Penyebaran hoaks melalui media sosial, tambah Heri, dapat berpengaruh pada persepsi pemilih muda yang memegang peranan penting dalam Pemilu 2024.
“Generasi milenial dan generasi Z mendominasi pemilik suara Pemilu 2024, yakni kalau ditotal sekitar 56,45 persen dari total keseluruhan pemilih. Sehingga, partisipasi pemilih dari kalangan anak muda sangat memengaruhi keberlangsungan demokrasi Indonesia,” ucapnya.
Besarnya kuantitas kelompok pemilih muda, kata Heri, membuat partisipasi kelompok generasi milenial dan generasi Z sangat diperlukan.
“Untuk itu, kami perlu mendorong agar masyarakat bijak dalam menggunakan media sosial, penyebaran informasi yang positif, dan mengajak seluruh elemen masyarakat untuk tidak berlebihan dalam mendukung pasangan calon,” kata Heri.
Implementasi tiga tindakan tersebut juga dapat mengantisipasi timbulnya berbagai gejolak yang berpotensi menimbulkan polarisasi di masyarakat, seperti terjadi pada Pemilu 2019.

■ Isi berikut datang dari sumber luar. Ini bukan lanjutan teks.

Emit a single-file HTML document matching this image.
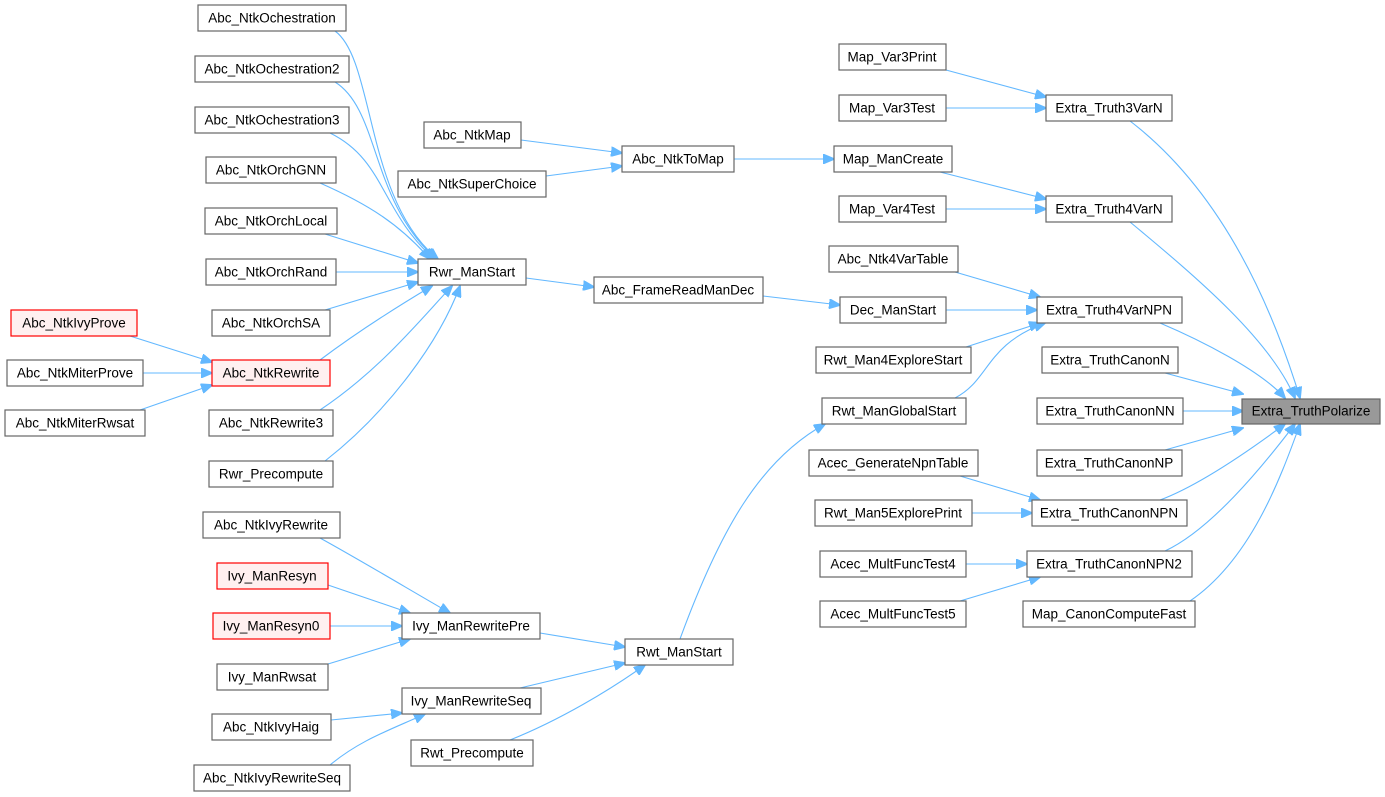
<!DOCTYPE html>
<html><head><meta charset="utf-8"><style>
html,body{margin:0;padding:0;background:#fff;}
svg{display:block;}
text{font-family:"Liberation Sans",Arial,sans-serif;font-size:13.5px;fill:#000;text-anchor:middle;dominant-baseline:central;}
.b rect{fill:#fff;stroke:#666;stroke-width:1.2;}
.r rect{fill:#fff0f0;stroke:#ff0000;stroke-width:1.2;}
.g rect{fill:#999;stroke:#666;stroke-width:1.2;}
path.e{fill:none;stroke:#63b8ff;stroke-width:1.1;marker-end:url(#ah);}
</style></head><body>
<svg width="1385" height="797" viewBox="0 0 1385 797" xmlns="http://www.w3.org/2000/svg">
<defs><marker id="ah" markerWidth="12" markerHeight="10" refX="11" refY="5" orient="auto" markerUnits="userSpaceOnUse"><path d="M0,0 L12,5 L0,10 z" fill="#63b8ff" stroke="#63b8ff"/></marker></defs>
<g>
<path class="e" d="M335,31 C375,60 365,200 438,259"/>
<path class="e" d="M335,82 C380,110 370,200 436,259"/>
<path class="e" d="M330,133 C385,160 380,210 434,259"/>
<path class="e" d="M320,183 C370,205 400,225 430,259"/>
<path class="e" d="M325,234 L418,263"/>
<path class="e" d="M336,272 L418,272"/>
<path class="e" d="M325,310 L418,282"/>
<path class="e" d="M320,360 C360,330 400,305 432,286"/>
<path class="e" d="M320,410 C380,370 420,320 452,286"/>
<path class="e" d="M325,461 C390,410 440,340 460,286"/>
<path class="e" d="M130,336 L212,362"/>
<path class="e" d="M143,373 L212,373"/>
<path class="e" d="M140,410 L212,385"/>
<path class="e" d="M521,140 L622,153"/>
<path class="e" d="M546,176 L622,166"/>
<path class="e" d="M734,159 L834,159"/>
<path class="e" d="M526,278 L594,287"/>
<path class="e" d="M763,296 L840,305"/>
<path class="e" d="M940,172 L1046,199"/>
<path class="e" d="M946,70 L1046,97"/>
<path class="e" d="M946,108 L1046,108"/>
<path class="e" d="M946,209 L1046,209"/>
<path class="e" d="M955,272 L1040,297"/>
<path class="e" d="M946,310 L1037,310"/>
<path class="e" d="M966,347 L1040,323"/>
<path class="e" d="M955,398 C990,380 985,345 1045,323"/>
<path class="e" d="M960,476 L1040,500"/>
<path class="e" d="M972,513 L1032,513"/>
<path class="e" d="M966,564 L1027,564"/>
<path class="e" d="M960,601 L1040,577"/>
<path class="e" d="M1130,121 C1220,190 1270,300 1300,398"/>
<path class="e" d="M1130,222 C1200,280 1270,340 1295,398"/>
<path class="e" d="M1160,323 C1200,340 1260,370 1285,398"/>
<path class="e" d="M1165,373 L1243,394"/>
<path class="e" d="M1183,411 L1243,411"/>
<path class="e" d="M1165,450 L1243,428"/>
<path class="e" d="M1160,500 C1200,485 1250,450 1285,424"/>
<path class="e" d="M1165,551 C1210,530 1260,470 1295,424"/>
<path class="e" d="M1190,601 C1250,560 1280,480 1300,424"/>
<path class="e" d="M320,538 C360,560 410,590 450,613"/>
<path class="e" d="M328,585 L410,613"/>
<path class="e" d="M330,626 L402,626"/>
<path class="e" d="M328,664 L410,639"/>
<path class="e" d="M331,720 L402,713"/>
<path class="e" d="M330,765 C360,740 390,730 425,714"/>
<path class="e" d="M540,633 L625,647"/>
<path class="e" d="M520,688 L625,663"/>
<path class="e" d="M510,740 C560,720 610,690 645,665"/>
<path class="e" d="M680,639 C720,530 760,460 825,424"/>
</g>
<g class="b">
<rect x="198" y="5" width="148" height="26"/><text x="272" y="18">Abc_NtkOchestration</text>
<rect x="195" y="56" width="154" height="26"/><text x="272" y="69">Abc_NtkOchestration2</text>
<rect x="195" y="107" width="154" height="26"/><text x="272" y="120">Abc_NtkOchestration3</text>
<rect x="206" y="157" width="130" height="26"/><text x="271" y="170">Abc_NtkOrchGNN</text>
<rect x="205" y="208" width="132" height="26"/><text x="271" y="221">Abc_NtkOrchLocal</text>
<rect x="206" y="259" width="130" height="26"/><text x="271" y="272">Abc_NtkOrchRand</text>
<rect x="212" y="310" width="118" height="26"/><text x="271" y="323">Abc_NtkOrchSA</text>
<rect x="209" y="410" width="124" height="26"/><text x="271" y="423">Abc_NtkRewrite3</text>
<rect x="209" y="461" width="124" height="26"/><text x="271" y="474">Rwr_Precompute</text>
<rect x="7" y="360" width="136" height="26"/><text x="75" y="373">Abc_NtkMiterProve</text>
<rect x="5" y="410" width="140" height="26"/><text x="75" y="423">Abc_NtkMiterRwsat</text>
<rect x="418" y="259" width="108" height="26"/><text x="472" y="272">Rwr_ManStart</text>
<rect x="424" y="122" width="97" height="26"/><text x="472" y="135">Abc_NtkMap</text>
<rect x="398" y="171" width="148" height="26"/><text x="472" y="184">Abc_NtkSuperChoice</text>
<rect x="622" y="146" width="112" height="26"/><text x="678" y="159">Abc_NtkToMap</text>
<rect x="594" y="277" width="169" height="26"/><text x="678" y="290">Abc_FrameReadManDec</text>
<rect x="834" y="146" width="118" height="26"/><text x="893" y="159">Map_ManCreate</text>
<rect x="839" y="44" width="107" height="26"/><text x="892" y="57">Map_Var3Print</text>
<rect x="839" y="95" width="107" height="26"/><text x="892" y="108">Map_Var3Test</text>
<rect x="839" y="196" width="107" height="26"/><text x="892" y="209">Map_Var4Test</text>
<rect x="829" y="246" width="129" height="26"/><text x="893" y="259">Abc_Ntk4VarTable</text>
<rect x="840" y="297" width="106" height="26"/><text x="893" y="310">Dec_ManStart</text>
<rect x="816" y="347" width="155" height="26"/><text x="893" y="360">Rwt_Man4ExploreStart</text>
<rect x="822" y="398" width="144" height="26"/><text x="894" y="411">Rwt_ManGlobalStart</text>
<rect x="809" y="450" width="169" height="26"/><text x="893" y="463">Acec_GenerateNpnTable</text>
<rect x="815" y="500" width="157" height="26"/><text x="893" y="513">Rwt_Man5ExplorePrint</text>
<rect x="820" y="551" width="146" height="26"/><text x="893" y="564">Acec_MultFuncTest4</text>
<rect x="820" y="601" width="146" height="26"/><text x="893" y="614">Acec_MultFuncTest5</text>
<rect x="1046" y="95" width="126" height="26"/><text x="1109" y="108">Extra_Truth3VarN</text>
<rect x="1046" y="196" width="126" height="26"/><text x="1109" y="209">Extra_Truth4VarN</text>
<rect x="1037" y="297" width="145" height="26"/><text x="1109" y="310">Extra_Truth4VarNPN</text>
<rect x="1042" y="347" width="136" height="26"/><text x="1110" y="360">Extra_TruthCanonN</text>
<rect x="1037" y="398" width="146" height="26"/><text x="1110" y="411">Extra_TruthCanonNN</text>
<rect x="1037" y="450" width="145" height="26"/><text x="1109" y="463">Extra_TruthCanonNP</text>
<rect x="1032" y="500" width="155" height="26"/><text x="1109" y="513">Extra_TruthCanonNPN</text>
<rect x="1027" y="551" width="165" height="26"/><text x="1109" y="564">Extra_TruthCanonNPN2</text>
<rect x="1023" y="601" width="172" height="26"/><text x="1109" y="614">Map_CanonComputeFast</text>
<rect x="203" y="512" width="137" height="26"/><text x="271" y="525">Abc_NtkIvyRewrite</text>
<rect x="217" y="664" width="111" height="26"/><text x="272" y="677">Ivy_ManRwsat</text>
<rect x="212" y="714" width="119" height="26"/><text x="271" y="727">Abc_NtkIvyHaig</text>
<rect x="194" y="765" width="156" height="26"/><text x="272" y="778">Abc_NtkIvyRewriteSeq</text>
<rect x="402" y="613" width="138" height="26"/><text x="471" y="626">Ivy_ManRewritePre</text>
<rect x="402" y="688" width="139" height="26"/><text x="471" y="701">Ivy_ManRewriteSeq</text>
<rect x="411" y="740" width="122" height="26"/><text x="472" y="753">Rwt_Precompute</text>
<rect x="625" y="639" width="108" height="26"/><text x="679" y="652">Rwt_ManStart</text>
</g>
<g class="r">
<rect x="11" y="310" width="126" height="26"/><text x="74" y="323">Abc_NtkIvyProve</text>
<rect x="212" y="360" width="118" height="26"/><text x="271" y="373">Abc_NtkRewrite</text>
<rect x="217" y="563" width="111" height="26"/><text x="272" y="576">Ivy_ManResyn</text>
<rect x="213" y="613" width="117" height="26"/><text x="271" y="626">Ivy_ManResyn0</text>
</g>
<g class="g">
<rect x="1242" y="399" width="138" height="25"/><text x="1311" y="411">Extra_TruthPolarize</text>
</g>
</svg>
</body></html>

Selain penyebaran hoaks, Heri menyebut beberapa hal lain juga berpotensi terjadi selama periode kampanye yang dapat mengganggu tahapan Pemilu 2024.
“Dalam proses kampanye ini, banyak potensi kerawanan yang dapat mengganggu jalannya proses demokrasi, salah satu isu yang cukup menonjol adalah adanya penyebaran berita bohong atau hoaks, ujaran kebencian, dan barangkali kampanye hitam,” ujar Heri.
Dirinya menambahkan, bahwa dalam berdemokrasi yang penting, kata dia masyarakat jangan sampai terpecah dan larut dalam kebencian.
“Itu kan beda pendapat saja. Kalau beda pendapat, beda pilihan itu beda referensi gapapa itu dinamika biasa. Apalagi demokrasi membolehkan berbeda pendapat. Kalau buat kami yang gak boleh itu hoax, fitnah, ujaran kebencian, dan merendahkan martabat orang lain,” pungkasnya.